Al reflexionar sobre la dimensión única de Agustín Barrios Mangoré, resulta iluminador recurrir a las palabras de quien fuera su maestro, Gustavo Sosa Escalada, quien lo definió con una precisión que trasciende el elogio: «Barrios es un compositor gráfico sin las modalidades de su profunda emotividad y hermenéutica» (Barrios visto por su maestro). Esta afirmación, aparentemente técnica, encierra la clave para comprender la verdadera naturaleza de su genio. Lejos de ser una limitación, la caracterización de “compositor gráfico” señala que la esencia de su pensamiento musical residía en la arquitectura sonora misma, en la lógica interna de la escritura. La partitura no era para Barrios un simple registro, sino el espacio donde la composición nacía con una integridad estructural absoluta. La aparente paradoja —"sin las modalidades de su profunda emotividad y hermenéutica"— no significa que su música carezca de ellas, sino todo lo contrario. Sosa Escalada señala que la emotividad y la capacidad de interpretación (hermenéutica) no son adornos externos añadidos, sino consecuencias naturales e inseparables de esa misma estructura gráfica. La emoción no se describe, se construye con armonía, contrapunto y forma. El significado no se presta de un programa literario, emerge de la soberana organización del sonido. Por lo tanto, lo que Sosa Escalada vislumbró fue que Mangoré había alcanzado la cima del pensamiento musical puro, aquella donde la técnica se transfigura en espíritu, y el cálculo más riguroso da a luz a la emoción más profunda. Su legado no es solo un catálogo de obras maestras para guitarra, sino una lección perdurable, que la verdadera expresión nace del dominio total del oficio, y que la música más universal es aquella que, siendo fiel solo a sus propias leyes, logra conmovernos sin necesidad de explicarse.

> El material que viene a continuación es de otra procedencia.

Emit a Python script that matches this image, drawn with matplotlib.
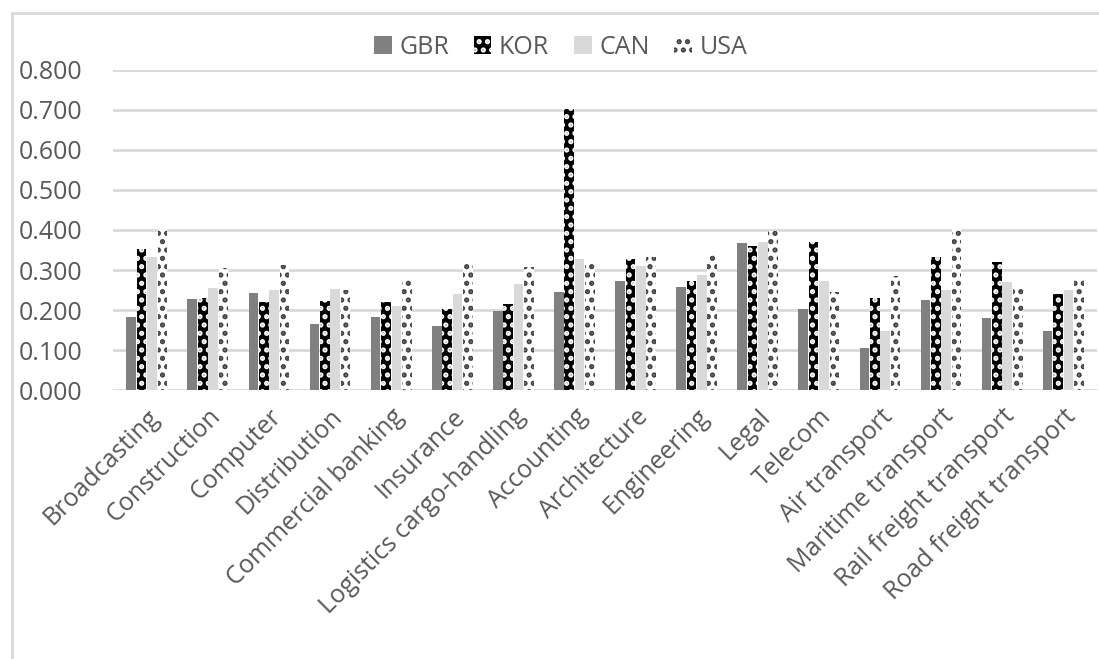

Debemos corregir un error histórico, Agustín Barrios Mangoré no fue un guitarrista-compositor, sino un compositor sinfónico cuyo instrumento casualmente era la guitarra. Su encuentro con Eduardo Fabini —el gran sinfonista uruguayo— revela la clave, Fabini le enseñó a pensar en color orquestal, tensión armónica y paisaje sonoro, no en meros efectos guitarrísticos. Lo que Barrios escribió no eran obras para guitarra, sino sinfonías comprimidas en seis cuerdas. Cada digitación imposible, cada textura, era la partitura de una orquesta fantasma transcrita al mástil. No expandió la guitarra, demostró que en ella cabía un universo sinfónico. Barrios no debe ser escuchado como virtuoso, sino como el compositor que hizo habitar una orquesta en las yemas de un solo hombre.

Sosa Escalada le enseñó cómo pensar la música; Fabini, cómo orquestarla; Baudelaire, por qué hacerlo. El poeta proporcionó el sustrato estético que unificó técnica y ambición en un proyecto singular y único, la noción de que una catedral sonora o una limosna por amor a Dios eran manifestaciones de verdad (musical) interior. Esta tríada formativa —la estructura de Sosa Escalada, la orquestación de Fabini y el simbolismo de Baudelaire— genera en su obra un lenguaje que es arquitectura, paisaje y plegaria.

Cuando Sosa Escalada reconoció en su discípulo a un artista consumado, no elogiaba al virtuoso, sino al creador que supo sintetizar en una voz única la disciplina del maestro, la luz del impresionista y el perfume del poeta.